» Written request
Retype the stretch of lines that starts at the line containing "Write the D3.js code for this chart." and ends at the line containing "d3.scaleLinear().domain([0, 1]).range([plot.bottom, plot.top])", inclusive. Do not include pictures.

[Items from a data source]

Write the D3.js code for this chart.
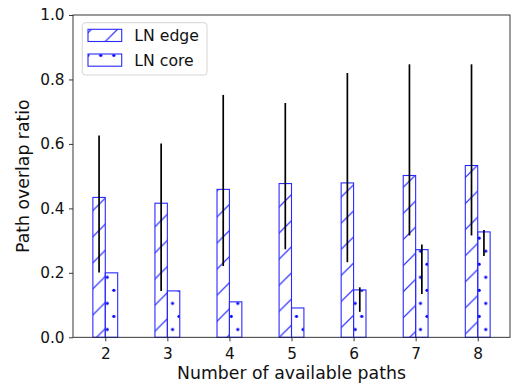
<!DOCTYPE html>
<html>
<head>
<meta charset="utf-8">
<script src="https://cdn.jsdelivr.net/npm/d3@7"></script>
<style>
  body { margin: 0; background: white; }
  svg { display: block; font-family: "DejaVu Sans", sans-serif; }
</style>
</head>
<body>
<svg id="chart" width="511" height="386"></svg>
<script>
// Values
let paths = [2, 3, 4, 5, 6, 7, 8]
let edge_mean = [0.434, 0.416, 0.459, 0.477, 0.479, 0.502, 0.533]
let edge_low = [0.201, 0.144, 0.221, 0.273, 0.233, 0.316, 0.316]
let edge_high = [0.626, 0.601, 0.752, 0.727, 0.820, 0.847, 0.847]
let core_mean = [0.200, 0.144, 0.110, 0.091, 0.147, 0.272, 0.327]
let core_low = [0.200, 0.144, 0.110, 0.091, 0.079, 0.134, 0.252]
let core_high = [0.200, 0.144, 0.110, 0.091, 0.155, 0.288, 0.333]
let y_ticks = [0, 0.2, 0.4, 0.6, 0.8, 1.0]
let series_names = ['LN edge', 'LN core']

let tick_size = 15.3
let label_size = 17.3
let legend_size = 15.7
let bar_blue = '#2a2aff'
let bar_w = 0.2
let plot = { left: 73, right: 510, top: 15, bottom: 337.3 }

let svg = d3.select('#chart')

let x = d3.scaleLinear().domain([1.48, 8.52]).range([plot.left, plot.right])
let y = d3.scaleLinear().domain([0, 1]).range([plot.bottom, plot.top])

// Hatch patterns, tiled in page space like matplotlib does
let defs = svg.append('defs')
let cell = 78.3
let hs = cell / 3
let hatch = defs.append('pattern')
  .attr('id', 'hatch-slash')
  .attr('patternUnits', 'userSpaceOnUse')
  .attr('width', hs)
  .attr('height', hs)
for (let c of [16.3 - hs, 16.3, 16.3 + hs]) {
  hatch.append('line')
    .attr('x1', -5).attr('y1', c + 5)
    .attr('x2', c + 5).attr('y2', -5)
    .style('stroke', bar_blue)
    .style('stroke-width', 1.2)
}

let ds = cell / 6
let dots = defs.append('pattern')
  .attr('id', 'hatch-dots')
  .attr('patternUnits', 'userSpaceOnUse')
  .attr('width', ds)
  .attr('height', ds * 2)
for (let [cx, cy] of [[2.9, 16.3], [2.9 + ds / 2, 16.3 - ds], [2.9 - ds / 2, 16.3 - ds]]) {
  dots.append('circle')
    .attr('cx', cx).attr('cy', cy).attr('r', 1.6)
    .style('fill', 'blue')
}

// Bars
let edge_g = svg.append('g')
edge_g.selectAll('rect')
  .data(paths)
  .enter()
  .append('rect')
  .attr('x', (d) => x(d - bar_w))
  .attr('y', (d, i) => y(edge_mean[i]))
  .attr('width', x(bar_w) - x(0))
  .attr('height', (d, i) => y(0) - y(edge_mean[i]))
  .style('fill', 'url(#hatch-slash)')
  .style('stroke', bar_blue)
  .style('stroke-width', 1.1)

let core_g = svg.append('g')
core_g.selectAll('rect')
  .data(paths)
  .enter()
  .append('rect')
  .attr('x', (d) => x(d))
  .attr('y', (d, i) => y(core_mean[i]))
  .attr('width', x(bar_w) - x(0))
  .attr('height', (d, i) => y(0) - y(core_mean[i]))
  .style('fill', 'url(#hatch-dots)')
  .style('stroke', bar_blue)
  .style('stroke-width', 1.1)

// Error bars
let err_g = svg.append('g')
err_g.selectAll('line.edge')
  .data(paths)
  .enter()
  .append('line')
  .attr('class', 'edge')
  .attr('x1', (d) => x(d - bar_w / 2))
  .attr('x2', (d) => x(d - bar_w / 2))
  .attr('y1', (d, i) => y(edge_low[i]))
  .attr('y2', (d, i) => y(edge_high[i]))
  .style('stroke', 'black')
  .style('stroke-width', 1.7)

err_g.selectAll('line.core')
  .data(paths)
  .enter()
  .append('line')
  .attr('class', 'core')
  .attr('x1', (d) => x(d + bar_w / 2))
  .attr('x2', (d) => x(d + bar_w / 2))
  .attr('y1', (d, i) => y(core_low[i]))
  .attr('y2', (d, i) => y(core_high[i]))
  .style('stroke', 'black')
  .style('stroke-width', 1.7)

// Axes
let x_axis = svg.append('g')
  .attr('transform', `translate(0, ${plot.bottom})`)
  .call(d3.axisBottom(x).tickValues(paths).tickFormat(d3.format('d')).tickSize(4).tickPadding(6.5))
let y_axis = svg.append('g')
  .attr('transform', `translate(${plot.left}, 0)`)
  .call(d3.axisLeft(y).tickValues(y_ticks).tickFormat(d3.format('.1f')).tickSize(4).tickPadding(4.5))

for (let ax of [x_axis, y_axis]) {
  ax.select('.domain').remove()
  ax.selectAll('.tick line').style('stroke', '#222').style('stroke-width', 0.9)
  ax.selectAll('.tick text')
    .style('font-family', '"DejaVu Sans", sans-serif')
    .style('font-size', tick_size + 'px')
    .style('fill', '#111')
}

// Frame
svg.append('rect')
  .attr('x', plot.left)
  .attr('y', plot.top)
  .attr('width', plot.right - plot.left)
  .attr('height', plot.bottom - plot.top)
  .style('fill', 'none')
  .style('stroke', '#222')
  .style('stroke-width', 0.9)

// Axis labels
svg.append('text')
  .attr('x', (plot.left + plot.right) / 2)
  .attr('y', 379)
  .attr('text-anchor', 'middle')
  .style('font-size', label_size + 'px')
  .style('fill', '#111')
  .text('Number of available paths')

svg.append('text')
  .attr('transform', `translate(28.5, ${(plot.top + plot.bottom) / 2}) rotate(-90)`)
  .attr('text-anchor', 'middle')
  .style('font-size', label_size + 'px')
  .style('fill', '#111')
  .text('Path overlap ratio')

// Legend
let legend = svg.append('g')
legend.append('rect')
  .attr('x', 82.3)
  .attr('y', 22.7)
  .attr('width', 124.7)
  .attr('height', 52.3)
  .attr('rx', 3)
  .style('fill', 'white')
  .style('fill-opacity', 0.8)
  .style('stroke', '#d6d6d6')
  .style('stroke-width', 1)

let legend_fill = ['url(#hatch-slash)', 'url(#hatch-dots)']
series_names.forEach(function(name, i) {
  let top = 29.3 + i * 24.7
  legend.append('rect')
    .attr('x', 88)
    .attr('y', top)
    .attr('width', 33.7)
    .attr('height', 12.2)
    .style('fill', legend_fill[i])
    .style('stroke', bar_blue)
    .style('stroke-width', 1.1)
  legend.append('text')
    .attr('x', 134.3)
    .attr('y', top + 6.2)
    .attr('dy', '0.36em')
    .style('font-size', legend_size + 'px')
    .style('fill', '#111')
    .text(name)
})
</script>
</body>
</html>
...
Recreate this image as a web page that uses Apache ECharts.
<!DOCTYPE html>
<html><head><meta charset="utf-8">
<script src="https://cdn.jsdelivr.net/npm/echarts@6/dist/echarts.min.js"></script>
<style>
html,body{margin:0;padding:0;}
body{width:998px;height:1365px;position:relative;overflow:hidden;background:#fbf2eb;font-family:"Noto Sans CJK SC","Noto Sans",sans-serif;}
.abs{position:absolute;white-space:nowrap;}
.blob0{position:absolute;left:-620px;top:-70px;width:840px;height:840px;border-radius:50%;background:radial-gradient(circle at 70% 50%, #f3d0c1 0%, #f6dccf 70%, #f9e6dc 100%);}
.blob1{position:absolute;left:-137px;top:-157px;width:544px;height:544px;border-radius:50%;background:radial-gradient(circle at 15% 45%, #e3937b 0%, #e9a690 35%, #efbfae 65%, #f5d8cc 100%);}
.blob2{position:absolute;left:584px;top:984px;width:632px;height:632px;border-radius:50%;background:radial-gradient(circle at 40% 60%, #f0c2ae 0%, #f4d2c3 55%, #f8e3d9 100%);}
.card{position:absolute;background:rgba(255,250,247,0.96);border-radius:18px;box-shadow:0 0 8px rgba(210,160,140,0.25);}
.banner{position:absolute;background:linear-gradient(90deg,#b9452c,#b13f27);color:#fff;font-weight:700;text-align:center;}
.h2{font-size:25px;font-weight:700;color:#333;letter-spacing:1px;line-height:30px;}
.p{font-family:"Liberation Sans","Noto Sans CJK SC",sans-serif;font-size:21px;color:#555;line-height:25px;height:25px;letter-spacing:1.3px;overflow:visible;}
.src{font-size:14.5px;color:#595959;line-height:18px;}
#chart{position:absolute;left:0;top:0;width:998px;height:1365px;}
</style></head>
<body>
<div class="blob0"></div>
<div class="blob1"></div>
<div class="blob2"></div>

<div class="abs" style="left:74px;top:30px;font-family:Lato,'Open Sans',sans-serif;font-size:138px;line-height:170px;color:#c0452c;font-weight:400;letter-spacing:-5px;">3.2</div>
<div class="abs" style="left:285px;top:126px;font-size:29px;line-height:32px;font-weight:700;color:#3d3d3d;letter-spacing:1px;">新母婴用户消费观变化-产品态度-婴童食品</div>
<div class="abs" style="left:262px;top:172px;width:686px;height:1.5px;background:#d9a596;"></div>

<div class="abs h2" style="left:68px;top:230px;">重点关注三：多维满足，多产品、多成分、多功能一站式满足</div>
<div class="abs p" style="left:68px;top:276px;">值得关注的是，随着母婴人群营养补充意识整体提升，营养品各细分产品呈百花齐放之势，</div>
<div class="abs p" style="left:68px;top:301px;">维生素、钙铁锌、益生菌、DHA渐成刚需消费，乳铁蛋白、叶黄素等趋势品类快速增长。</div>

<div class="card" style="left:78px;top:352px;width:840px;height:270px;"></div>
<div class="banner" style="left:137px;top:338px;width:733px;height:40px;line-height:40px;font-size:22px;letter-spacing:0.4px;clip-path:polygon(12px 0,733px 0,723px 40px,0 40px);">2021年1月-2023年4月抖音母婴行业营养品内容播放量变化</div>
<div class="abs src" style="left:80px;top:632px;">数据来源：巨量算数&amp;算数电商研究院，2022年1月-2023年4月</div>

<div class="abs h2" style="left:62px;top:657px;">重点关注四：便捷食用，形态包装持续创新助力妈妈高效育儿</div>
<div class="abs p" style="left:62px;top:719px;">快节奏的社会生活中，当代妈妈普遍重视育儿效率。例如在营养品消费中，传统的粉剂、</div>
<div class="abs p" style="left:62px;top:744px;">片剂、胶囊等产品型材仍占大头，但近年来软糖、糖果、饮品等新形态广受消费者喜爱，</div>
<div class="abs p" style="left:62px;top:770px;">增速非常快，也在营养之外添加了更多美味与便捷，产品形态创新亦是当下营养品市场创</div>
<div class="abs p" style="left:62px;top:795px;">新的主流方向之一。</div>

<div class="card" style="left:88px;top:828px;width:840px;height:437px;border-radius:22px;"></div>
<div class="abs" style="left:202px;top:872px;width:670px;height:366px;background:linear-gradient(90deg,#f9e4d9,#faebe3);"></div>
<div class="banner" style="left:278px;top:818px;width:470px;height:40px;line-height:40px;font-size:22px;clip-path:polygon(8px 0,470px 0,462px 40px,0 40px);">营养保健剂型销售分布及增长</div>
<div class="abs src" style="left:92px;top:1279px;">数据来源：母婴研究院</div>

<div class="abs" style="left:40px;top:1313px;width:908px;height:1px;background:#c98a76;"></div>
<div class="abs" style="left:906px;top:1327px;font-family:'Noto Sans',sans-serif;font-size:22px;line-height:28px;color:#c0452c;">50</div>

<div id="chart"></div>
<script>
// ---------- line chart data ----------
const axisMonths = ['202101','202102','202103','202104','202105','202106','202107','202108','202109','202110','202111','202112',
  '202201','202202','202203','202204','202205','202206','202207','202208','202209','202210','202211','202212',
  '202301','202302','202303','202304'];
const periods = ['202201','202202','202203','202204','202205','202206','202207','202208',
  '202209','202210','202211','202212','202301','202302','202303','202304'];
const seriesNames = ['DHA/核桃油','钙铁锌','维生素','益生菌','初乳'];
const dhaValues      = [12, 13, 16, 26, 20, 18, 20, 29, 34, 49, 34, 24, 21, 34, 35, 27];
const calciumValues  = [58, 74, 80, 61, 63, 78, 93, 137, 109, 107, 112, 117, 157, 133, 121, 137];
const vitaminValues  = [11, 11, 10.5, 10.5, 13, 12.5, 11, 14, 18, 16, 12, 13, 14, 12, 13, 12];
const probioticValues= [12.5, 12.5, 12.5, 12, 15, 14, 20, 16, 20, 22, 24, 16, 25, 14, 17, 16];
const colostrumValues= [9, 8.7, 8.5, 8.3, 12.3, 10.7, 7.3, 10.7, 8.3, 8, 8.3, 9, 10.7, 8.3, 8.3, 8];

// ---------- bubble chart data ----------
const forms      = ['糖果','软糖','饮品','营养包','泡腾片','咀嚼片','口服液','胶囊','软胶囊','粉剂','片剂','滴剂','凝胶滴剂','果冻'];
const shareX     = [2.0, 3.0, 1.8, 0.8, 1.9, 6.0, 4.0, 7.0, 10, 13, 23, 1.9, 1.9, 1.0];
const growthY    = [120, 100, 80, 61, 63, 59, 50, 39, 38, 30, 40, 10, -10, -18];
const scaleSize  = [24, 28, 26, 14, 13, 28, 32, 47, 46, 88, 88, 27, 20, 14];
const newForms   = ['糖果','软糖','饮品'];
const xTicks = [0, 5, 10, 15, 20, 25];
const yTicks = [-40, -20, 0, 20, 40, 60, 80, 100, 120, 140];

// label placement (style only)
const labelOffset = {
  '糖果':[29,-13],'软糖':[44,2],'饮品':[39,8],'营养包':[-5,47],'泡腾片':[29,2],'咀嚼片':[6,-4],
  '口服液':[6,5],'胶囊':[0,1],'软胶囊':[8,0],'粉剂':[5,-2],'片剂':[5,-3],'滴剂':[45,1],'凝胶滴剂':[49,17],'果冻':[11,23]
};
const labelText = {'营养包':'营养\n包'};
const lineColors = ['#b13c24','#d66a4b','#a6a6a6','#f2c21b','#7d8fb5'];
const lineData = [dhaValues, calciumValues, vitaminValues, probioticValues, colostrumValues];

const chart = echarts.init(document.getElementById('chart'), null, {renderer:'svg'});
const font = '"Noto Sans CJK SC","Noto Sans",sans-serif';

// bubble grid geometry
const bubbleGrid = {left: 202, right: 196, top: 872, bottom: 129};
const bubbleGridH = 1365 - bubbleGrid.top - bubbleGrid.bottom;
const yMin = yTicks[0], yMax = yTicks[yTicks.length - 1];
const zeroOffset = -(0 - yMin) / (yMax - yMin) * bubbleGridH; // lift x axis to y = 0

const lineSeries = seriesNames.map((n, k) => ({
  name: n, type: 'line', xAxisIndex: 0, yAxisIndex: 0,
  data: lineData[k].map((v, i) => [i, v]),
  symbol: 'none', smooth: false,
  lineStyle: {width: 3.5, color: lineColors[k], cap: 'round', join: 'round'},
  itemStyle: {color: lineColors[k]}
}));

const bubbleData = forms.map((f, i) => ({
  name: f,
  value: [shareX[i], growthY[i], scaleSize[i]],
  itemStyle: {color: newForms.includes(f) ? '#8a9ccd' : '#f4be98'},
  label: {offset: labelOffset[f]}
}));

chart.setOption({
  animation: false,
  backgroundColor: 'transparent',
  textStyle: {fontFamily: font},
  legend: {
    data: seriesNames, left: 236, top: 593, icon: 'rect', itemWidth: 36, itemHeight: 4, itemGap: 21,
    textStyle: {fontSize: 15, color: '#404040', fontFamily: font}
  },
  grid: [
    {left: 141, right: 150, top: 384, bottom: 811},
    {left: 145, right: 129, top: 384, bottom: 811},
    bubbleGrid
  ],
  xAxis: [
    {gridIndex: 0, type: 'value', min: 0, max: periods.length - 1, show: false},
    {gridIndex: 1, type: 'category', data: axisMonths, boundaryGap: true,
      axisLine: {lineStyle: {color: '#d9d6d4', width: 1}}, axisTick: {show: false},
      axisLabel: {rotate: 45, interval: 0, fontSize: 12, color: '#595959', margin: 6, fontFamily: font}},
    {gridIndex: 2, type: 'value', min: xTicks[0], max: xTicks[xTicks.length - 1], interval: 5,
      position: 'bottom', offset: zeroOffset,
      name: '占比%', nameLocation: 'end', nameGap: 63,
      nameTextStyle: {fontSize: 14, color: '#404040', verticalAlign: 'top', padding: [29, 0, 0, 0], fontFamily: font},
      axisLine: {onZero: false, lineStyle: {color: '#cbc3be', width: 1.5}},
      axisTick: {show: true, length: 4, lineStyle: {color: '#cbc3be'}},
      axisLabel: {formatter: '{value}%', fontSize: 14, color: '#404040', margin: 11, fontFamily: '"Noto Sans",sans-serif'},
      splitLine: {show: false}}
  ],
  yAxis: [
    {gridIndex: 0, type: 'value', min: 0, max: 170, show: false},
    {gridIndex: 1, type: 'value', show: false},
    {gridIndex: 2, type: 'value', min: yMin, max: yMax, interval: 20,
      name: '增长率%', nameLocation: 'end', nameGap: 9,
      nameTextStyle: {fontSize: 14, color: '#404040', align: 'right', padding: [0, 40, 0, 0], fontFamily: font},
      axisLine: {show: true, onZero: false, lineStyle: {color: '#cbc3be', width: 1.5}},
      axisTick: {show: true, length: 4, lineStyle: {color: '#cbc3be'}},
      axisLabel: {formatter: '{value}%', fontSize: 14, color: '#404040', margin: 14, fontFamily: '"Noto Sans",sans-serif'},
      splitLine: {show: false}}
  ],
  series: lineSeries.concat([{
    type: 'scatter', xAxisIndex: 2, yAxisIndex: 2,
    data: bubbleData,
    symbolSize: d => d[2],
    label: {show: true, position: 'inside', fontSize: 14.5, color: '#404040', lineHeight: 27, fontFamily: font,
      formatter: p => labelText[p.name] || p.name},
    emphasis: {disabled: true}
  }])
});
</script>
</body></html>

» Result
Write the D3.js code for this chart.
<!DOCTYPE html>
<html>
<head>
<meta charset="utf-8">
<script src="https://cdn.jsdelivr.net/npm/d3@7"></script>
<style>
  body { margin: 0; background: white; }
  svg { display: block; font-family: "DejaVu Sans", sans-serif; }
</style>
</head>
<body>
<svg id="chart" width="511" height="386"></svg>
<script>
// Values
let paths = [2, 3, 4, 5, 6, 7, 8]
let edge_mean = [0.434, 0.416, 0.459, 0.477, 0.479, 0.502, 0.533]
let edge_low = [0.201, 0.144, 0.221, 0.273, 0.233, 0.316, 0.316]
let edge_high = [0.626, 0.601, 0.752, 0.727, 0.820, 0.847, 0.847]
let core_mean = [0.200, 0.144, 0.110, 0.091, 0.147, 0.272, 0.327]
let core_low = [0.200, 0.144, 0.110, 0.091, 0.079, 0.134, 0.252]
let core_high = [0.200, 0.144, 0.110, 0.091, 0.155, 0.288, 0.333]
let y_ticks = [0, 0.2, 0.4, 0.6, 0.8, 1.0]
let series_names = ['LN edge', 'LN core']

let tick_size = 15.3
let label_size = 17.3
let legend_size = 15.7
let bar_blue = '#2a2aff'
let bar_w = 0.2
let plot = { left: 73, right: 510, top: 15, bottom: 337.3 }

let svg = d3.select('#chart')

let x = d3.scaleLinear().domain([1.48, 8.52]).range([plot.left, plot.right])
let y = d3.scaleLinear().domain([0, 1]).range([plot.bottom, plot.top])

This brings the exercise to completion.